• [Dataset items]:
==================================================

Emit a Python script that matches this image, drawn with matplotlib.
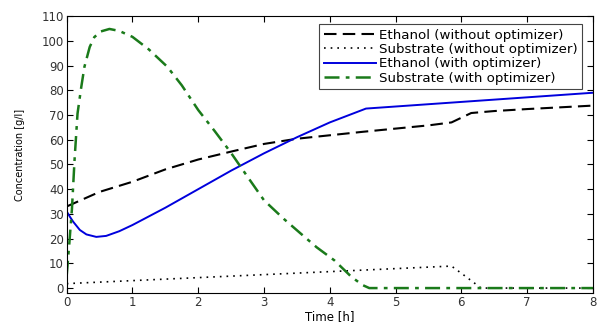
import numpy as np
import matplotlib
matplotlib.use("Agg")
import matplotlib.pyplot as plt

plt.rcParams['font.family'] = ['DejaVu Sans']

# Ethanol (without optimizer)
t_eth_wo = [0.0, 0.5, 1.0, 1.5, 2.0, 2.5, 3.0, 3.5, 4.0, 4.5, 5.0, 5.5, 5.85, 6.15, 6.5, 7.0, 7.5, 8.0]
eth_wo = [33.0, 38.9, 43.0, 48.0, 52.0, 55.2, 58.3, 60.4, 61.8, 63.2, 64.5, 65.8, 67.0, 70.8, 71.6, 72.4, 73.1, 73.8]

# Substrate (without optimizer)
t_sub_wo = [0.0, 5.85, 6.05, 6.3, 8.0]
sub_wo = [1.8, 8.9, 5.0, 0.0, 0.0]

# Ethanol (with optimizer)
t_eth_w = [0.0, 0.05, 0.1, 0.2, 0.3, 0.45, 0.6, 0.8, 1.0, 1.5, 2.0, 2.5, 3.0, 3.5, 4.0, 4.55, 8.0]
eth_w = [31.0, 28.8, 26.8, 23.5, 21.7, 20.7, 21.1, 23.0, 25.5, 32.5, 40.0, 47.5, 54.5, 61.0, 67.0, 72.6, 79.0]

# Substrate (with optimizer)
t_sub_w = [0.0, 0.04, 0.08, 0.12, 0.165, 0.22, 0.27, 0.35, 0.42, 0.52, 0.65, 0.8, 1.0, 1.25, 1.53, 1.75, 2.0, 2.25, 2.49, 2.75, 3.0, 3.3, 3.56, 3.8, 4.07, 4.33, 4.5, 4.6, 8.0]
sub_w = [5.0, 18.0, 32.0, 52.0, 70.6, 81.0, 89.5, 97.5, 101.5, 103.8, 104.8, 104.0, 101.6, 96.5, 89.5, 82.0, 72.0, 63.5, 55.0, 45.0, 35.5, 28.0, 22.0, 16.5, 11.2, 4.5, 1.2, 0.0, 0.0]

labels = ["Ethanol (without optimizer)", "Substrate (without optimizer)",
          "Ethanol (with optimizer)", "Substrate (with optimizer)"]

fig = plt.figure(figsize=(5.98, 3.22), dpi=100)
ax = fig.add_axes([0.1115, 0.09, 0.880, 0.860])

ax.plot(t_eth_wo, eth_wo, color='black', linestyle=(0, (6, 3)), linewidth=1.5, label=labels[0])
ax.plot(t_sub_wo, sub_wo, color='black', linestyle=(0, (1, 3)), linewidth=1.2, label=labels[1])
ax.plot(t_eth_w, eth_w, color='#0000dd', linestyle='-', linewidth=1.4, label=labels[2])
ax.plot(t_sub_w, sub_w, color='#1a7a1a', linestyle=(0, (6, 2.5, 1.5, 2.5)), linewidth=1.8, label=labels[3])

ax.set_xlim(0, 8)
ax.set_ylim(-2, 110)
ax.set_xticks(range(0, 9))
ax.set_yticks(range(0, 111, 10))
ax.tick_params(direction='in', top=True, right=True, labelsize=8.5, length=4, pad=2)
for lab in ax.get_xticklabels() + ax.get_yticklabels():
    lab.set_color('#333333')
ax.set_xlabel("Time [h]", fontsize=8.5, labelpad=1)
ax.set_ylabel("Concentration [g/l]", fontsize=7, labelpad=12)

leg = ax.legend(loc='upper right', fontsize=9.6, handlelength=3.9, labelspacing=0.1,
                handletextpad=0.2, borderpad=0.35, fancybox=False, framealpha=1,
                edgecolor='#444444', bbox_to_anchor=(0.992, 0.996))
leg.get_frame().set_linewidth(0.8)

fig.savefig("out.png", dpi=100)
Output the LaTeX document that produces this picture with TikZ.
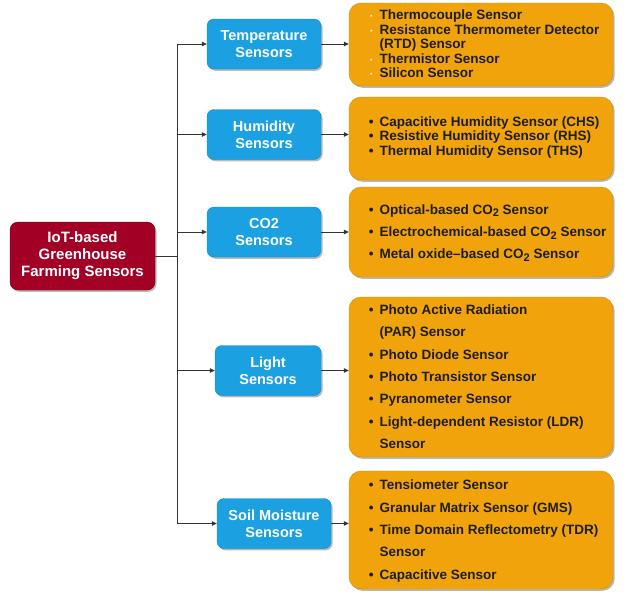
\documentclass[tikz,border=0pt]{standalone}
\usepackage{fontspec}
\setmainfont{Liberation Sans}
\usetikzlibrary{arrows.meta,shadows}
\definecolor{rootred}{HTML}{A20025}
\definecolor{rootborder}{HTML}{6F0000}
\definecolor{catblue}{HTML}{1BA1E2}
\definecolor{blueborder}{HTML}{1786BE}
\definecolor{listorange}{HTML}{F0A30A}
\definecolor{orangeborder}{HTML}{D08C06}
\definecolor{listink}{HTML}{1E1E1E}
\definecolor{linegray}{HTML}{333333}
\newcommand{\cotwo}{CO\raisebox{-2.6pt}{\fontsize{11}{11}\selectfont 2}}
\newcommand{\pdot}{\makebox[4.6pt][c]{\textcolor{white!80!listorange}{\raisebox{1pt}{\fontsize{7}{7}\selectfont\textbullet}}}}
\newcommand{\bdot}{\makebox[4.6pt][c]{\textbullet}}
\begin{document}
\begin{tikzpicture}[x=1pt,y=1pt,
  shadowed/.style={drop shadow={shadow xshift=1.6pt,shadow yshift=-1.8pt,opacity=0.28,fill=black}},
  rootbox/.style={draw=rootborder,fill=rootred,rounded corners=8pt,text=white,
    font=\bfseries\fontsize{15}{17}\selectfont,align=center,
    minimum width=145pt,minimum height=68pt,inner sep=0pt,shadowed},
  catbox/.style={draw=blueborder,fill=catblue,rounded corners=7pt,text=white,
    font=\bfseries\fontsize{14.5}{16.7}\selectfont,align=center,
    minimum height=50pt,inner sep=0pt,shadowed},
  listbox/.style={draw=orangeborder,fill=listorange,rounded corners=12pt,
    minimum width=264pt,inner sep=0pt,shadowed},
  tighttext/.style={anchor=west,inner sep=0pt,text=listink,font=\bfseries\fontsize{13.5}{14.5}\selectfont},
  looselist/.style={anchor=west,inner sep=0pt,text=listink,font=\bfseries\fontsize{13.5}{22.3}\selectfont},
  conn/.style={draw=linegray,line width=0.8pt},
  arr/.style={conn,-{Triangle[length=5pt,width=4.5pt]}}
]
\useasboundingbox (0,0) rectangle (640,-595);

% root
\node[rootbox] (root) at (82.5,-256) {IoT-based\\Greenhouse\\Farming Sensors};

% categories
\node[catbox,minimum width=114pt] (temp)  at (264,-44)    {Temperature\\Sensors};
\node[catbox,minimum width=114pt] (hum)   at (264,-134.5) {Humidity\\Sensors};
\node[catbox,minimum width=114pt] (co2)   at (264,-232)   {CO2\\Sensors};
\node[catbox,minimum width=106pt] (light) at (268,-370.5) {Light\\Sensors};
\node[catbox,minimum width=114pt] (soil)  at (274,-523.5) {Soil Moisture\\Sensors};

% lists
\node[listbox,minimum height=83pt]  (l1) at (481,-44.5) {};
\node[listbox,minimum height=83pt]  (l2) at (481,-138.5) {};
\node[listbox,minimum height=90pt]  (l3) at (481,-232) {};
\node[listbox,minimum height=160pt] (l4) at (481,-377) {};
\node[listbox,minimum height=118pt] (l5) at (481,-530) {};

\node[tighttext] (t1) at ([xshift=20pt,yshift=-1.5pt]l1.west) {\begin{tabular}{@{}l@{\hspace{6pt}}l@{}}
\pdot & Thermocouple Sensor\\
\pdot & Resistance Thermometer Detector\\
      & (RTD) Sensor\\
\pdot & Thermistor Sensor\\
\pdot & Silicon Sensor
\end{tabular}};
\node[tighttext] (t2) at ([xshift=20pt,yshift=0.5pt]l2.west) {\begin{tabular}{@{}l@{\hspace{6pt}}l@{}}
\bdot & Capacitive Humidity Sensor (CHS)\\
\bdot & Resistive Humidity Sensor (RHS)\\
\bdot & Thermal Humidity Sensor (THS)
\end{tabular}};
\node[looselist] (t3) at ([xshift=20pt]l3.west) {\begin{tabular}{@{}l@{\hspace{6pt}}l@{}}
\bdot & Optical-based \cotwo{} Sensor\\
\bdot & Electrochemical-based \cotwo{} Sensor\\
\bdot & Metal oxide--based \cotwo{} Sensor
\end{tabular}};
\node[looselist] (t4) at ([xshift=20pt]l4.west) {\begin{tabular}{@{}l@{\hspace{6pt}}l@{}}
\bdot & Photo Active Radiation\\
      & (PAR) Sensor\\
\bdot & Photo Diode Sensor\\
\bdot & Photo Transistor Sensor\\
\bdot & Pyranometer Sensor\\
\bdot & Light-dependent Resistor (LDR)\\
      & Sensor
\end{tabular}};
\node[looselist] (t5) at ([xshift=20pt]l5.west) {\begin{tabular}{@{}l@{\hspace{6pt}}l@{}}
\bdot & Tensiometer Sensor\\
\bdot & Granular Matrix Sensor (GMS)\\
\bdot & Time Domain Reflectometry (TDR)\\
      & Sensor\\
\bdot & Capacitive Sensor
\end{tabular}};

% connectors
\coordinate (trunk) at (177,-256);
\draw[conn] (root.east) -- (trunk);
\draw[conn] (trunk |- temp.west) -- (trunk |- soil.west);
\foreach \b in {temp,hum,co2,light,soil}{
  \draw[arr] (trunk |- \b.west) -- (\b.west);
}
\draw[arr] (temp.east)  -- (temp.east -| l1.west);
\draw[arr] (hum.east)   -- (hum.east -| l2.west);
\draw[arr] (co2.east)   -- (co2.east -| l3.west);
\draw[arr] (light.east) -- (light.east -| l4.west);
\draw[arr] (soil.east)  -- (soil.east -| l5.west);
\end{tikzpicture}
\end{document}
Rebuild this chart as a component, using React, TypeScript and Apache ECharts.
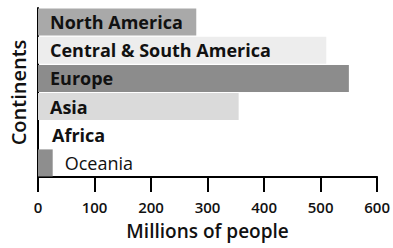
import React, { useEffect, useRef } from "react";
import * as echarts from "echarts";

const continents = ["North America", "Central & South America", "Europe", "Asia", "Africa", "Oceania"];
const population = [280, 510, 550, 355, 0, 26];
const barColors = ["#a9a9a9", "#ededed", "#8c8c8c", "#dadada", "#ffffff", "#8e8e8e"];
const xTicks = [0, 100, 200, 300, 400, 500, 600];

export default function App() {
  const ref = useRef<HTMLDivElement>(null);
  useEffect(() => {
    if (!ref.current) return;
    const chart = echarts.init(ref.current, null, { renderer: "svg" });
    const font = "'Open Sans', 'DejaVu Sans', sans-serif";
    chart.setOption({
      animation: false,
      grid: { left: 37, right: 12, top: 8, bottom: 71, containLabel: false },
      xAxis: {
        type: "value",
        min: xTicks[0],
        max: xTicks[xTicks.length - 1],
        interval: 100,
        name: "Millions of people",
        nameLocation: "middle",
        nameGap: 44,
        nameTextStyle: { fontFamily: font, fontSize: 19, fontWeight: 600, color: "#111" },
        axisLine: { show: true, lineStyle: { color: "#000", width: 2 } },
        axisTick: { show: true, length: 15, lineStyle: { color: "#000", width: 2 } },
        axisLabel: { fontFamily: font, fontSize: 15, fontWeight: 600, color: "#111", margin: 22 },
        splitLine: { show: false },
      },
      yAxis: {
        type: "category",
        data: continents,
        inverse: true,
        name: "Continents",
        nameLocation: "middle",
        nameGap: 10,
        nameRotate: 90,
        nameTextStyle: { fontFamily: font, fontSize: 20, fontWeight: 600, color: "#111" },
        axisLine: { show: true, lineStyle: { color: "#000", width: 2 } },
        axisTick: { show: false },
        axisLabel: { show: false },
      },
      series: [
        {
          type: "bar",
          barCategoryGap: "4%",
          data: population.map((v, i) => {
            const short = v < 60;
            return {
              value: v,
              itemStyle: { color: barColors[i] },
              label: short
                ? { position: "right", distance: i === 5 ? 12 : 14, fontWeight: i === 5 ? 500 : "bold" }
                : { position: "insideLeft", distance: 12 },
            };
          }),
          label: {
            show: true,
            formatter: (p: any) => continents[p.dataIndex],
            fontFamily: font,
            fontSize: 18,
            fontWeight: "bold",
            color: "#111",
          },
        },
      ],
    });
    return () => chart.dispose();
  }, []);
  return <div ref={ref} style={{ width: 393, height: 248, position: "absolute", left: 0, top: 0, background: "#fff" }} />;
}
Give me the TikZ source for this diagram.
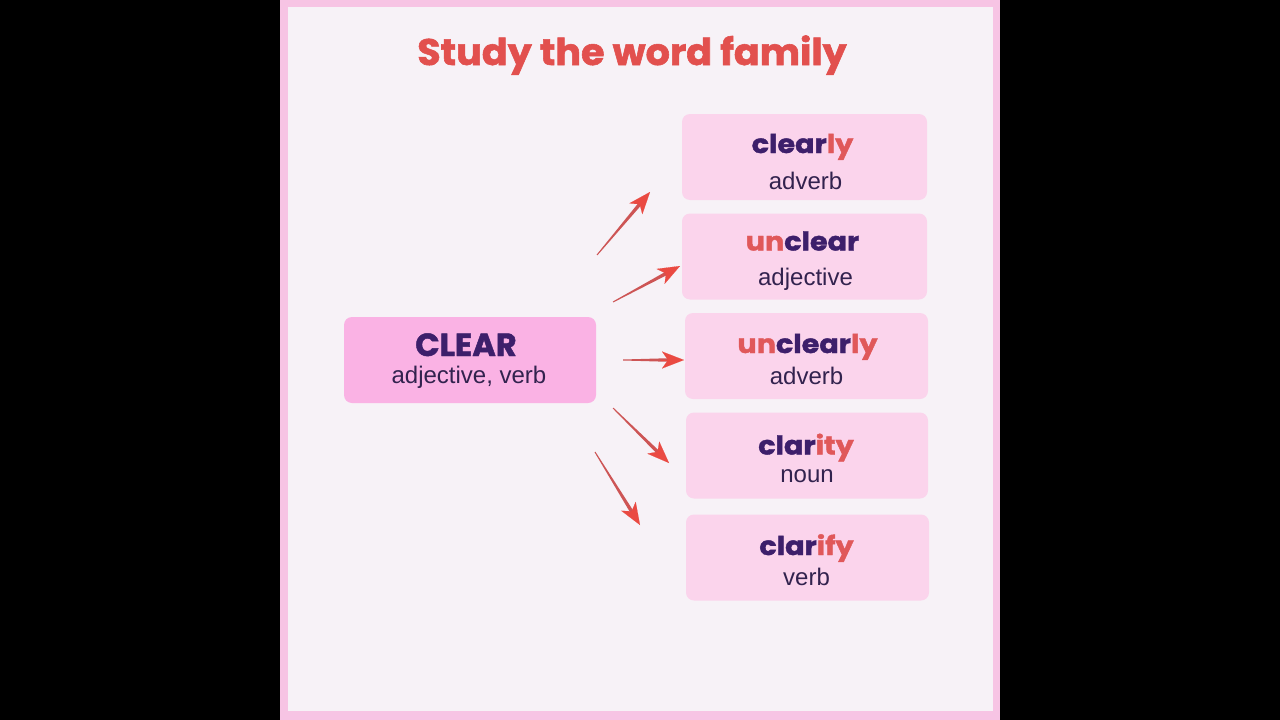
\documentclass[tikz,border=0pt]{standalone}
\usepackage{fontspec}
\setmainfont{Liberation Sans}
\newfontfamily\wordfont[BoldFeatures={FakeBold=1.5}]{Poppins}
\usetikzlibrary{arrows.meta,calc}
\definecolor{framec}{RGB}{247,196,228}
\definecolor{paperc}{RGB}{247,242,247}
\definecolor{mainboxc}{RGB}{250,178,228}
\definecolor{subboxc}{RGB}{251,212,236}
\definecolor{wordc}{RGB}{61,31,107}
\definecolor{sufc}{RGB}{224,88,90}
\definecolor{labc}{RGB}{50,34,78}
\definecolor{titlec}{RGB}{226,80,78}
\definecolor{arrowc}{RGB}{234,74,66}
\definecolor{shaftc}{RGB}{205,85,85}
\tikzset{
  mainbox/.style={fill=mainboxc, rounded corners=8pt, minimum width=252pt, minimum height=86pt, inner sep=0pt},
  subbox/.style={fill=subboxc, rounded corners=8pt, minimum width=245pt, minimum height=86pt, inner sep=0pt},
  wordtxt/.style={anchor=base, inner sep=0pt, font=\wordfont\bfseries\fontsize{26}{30}\selectfont, text=wordc},
  bigword/.style={anchor=base, inner sep=0pt, font=\wordfont\bfseries\fontsize{32}{36}\selectfont, text=wordc},
  labtxt/.style={anchor=base, inner sep=0pt, font=\fontsize{24}{28}\selectfont, text=labc},
  titletxt/.style={anchor=base, inner sep=0pt, font=\wordfont\bfseries\fontsize{37}{40}\selectfont, text=titlec},
  arrhead/.style={draw=arrowc, fill=arrowc, line width=0.1pt, -{Stealth[length=22pt,width=17pt,inset=6pt]}},
  shaft/.style={fill=shaftc}
}
\newcommand\taperarr[2]{%
  \coordinate (#1h) at ($(#2)!15pt!(#1)$);
  \fill[shaft] ($(#1)!0.5pt!90:(#2)$) -- ($(#1h)!1.8pt!-90:(#1)$) -- ($(#1h)!1.8pt!90:(#1)$) -- ($(#1)!0.5pt!-90:(#2)$) -- cycle;
  \draw[arrhead] ($(#2)!23pt!(#1)$) -- (#2);
}
\begin{document}
\begin{tikzpicture}[x=1pt,y=-1pt]
\useasboundingbox (0,0) rectangle (1280,720);
\fill[black] (0,0) rectangle (1280,720);
\fill[framec] (280,0) rectangle (1000,720);
\fill[paperc] (288,7) rectangle (993,711);

\node[titletxt] (title) at (632,65) {\scalebox{1.03}[1]{Study the word family}};

\node[mainbox] (clear) at (470,360) {};
\node[bigword] (clearw) at ($(clear.center)+(-4,-4)$) {CLEAR};
\node[labtxt] (clearl) at ($(clear.center)+(-1,23)$) {adjective, verb};

\node[subbox] (b1) at (804.5,157) {};
\node[subbox] (b2) at (804.5,256.5) {};
\node[subbox, minimum width=243pt] (b3) at (806.5,356) {};
\node[subbox, minimum width=242pt] (b4) at (807,455.5) {};
\node[subbox, minimum width=243pt] (b5) at (807.5,557.5) {};

\node[wordtxt] (w1) at ($(b1.center)+(-2,-4)$) {\scalebox{1.1}[1]{clear{\color{sufc}ly}}};
\node[labtxt] (l1) at ($(b1.center)+(1,32)$) {adverb};
\node[wordtxt] (w2) at ($(b2.center)+(-2,-6)$) {\scalebox{1.1}[1]{{\color{sufc}un}clear}};
\node[labtxt] (l2) at ($(b2.center)+(1,28.5)$) {adjective};
\node[wordtxt] (w3) at ($(b3.center)+(1,-3)$) {\scalebox{1.1}[1]{{\color{sufc}un}clear{\color{sufc}ly}}};
\node[labtxt] (l3) at ($(b3.center)+(0,28)$) {adverb};
\node[wordtxt] (w4) at ($(b4.center)+(-1,-1)$) {\scalebox{1.1}[1]{clar{\color{sufc}ity}}};
\node[labtxt] (l4) at ($(b4.center)+(0,27)$) {noun};
\node[wordtxt] (w5) at ($(b5.center)+(-1,-2.5)$) {\scalebox{1.1}[1]{clar{\color{sufc}ify}}};
\node[labtxt] (l5) at ($(b5.center)+(-1,27.5)$) {verb};

\coordinate (a1s) at (597,255); \coordinate (a1e) at (650,192);
\coordinate (a2s) at (613,302); \coordinate (a2e) at (680,266);
\coordinate (a3s) at (623,360); \coordinate (a3e) at (684,360);
\coordinate (a4s) at (613,408); \coordinate (a4e) at (669,463);
\coordinate (a5s) at (595,452); \coordinate (a5e) at (640,525);
\taperarr{a1s}{a1e}
\taperarr{a2s}{a2e}
\taperarr{a3s}{a3e}
\taperarr{a4s}{a4e}
\taperarr{a5s}{a5e}
\end{tikzpicture}
\end{document}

==================================================

• [INSTRUCTION]:
How many lines in the records hold the string "this"? Reply with the number alone.

• [FULL OUTPUT]:
4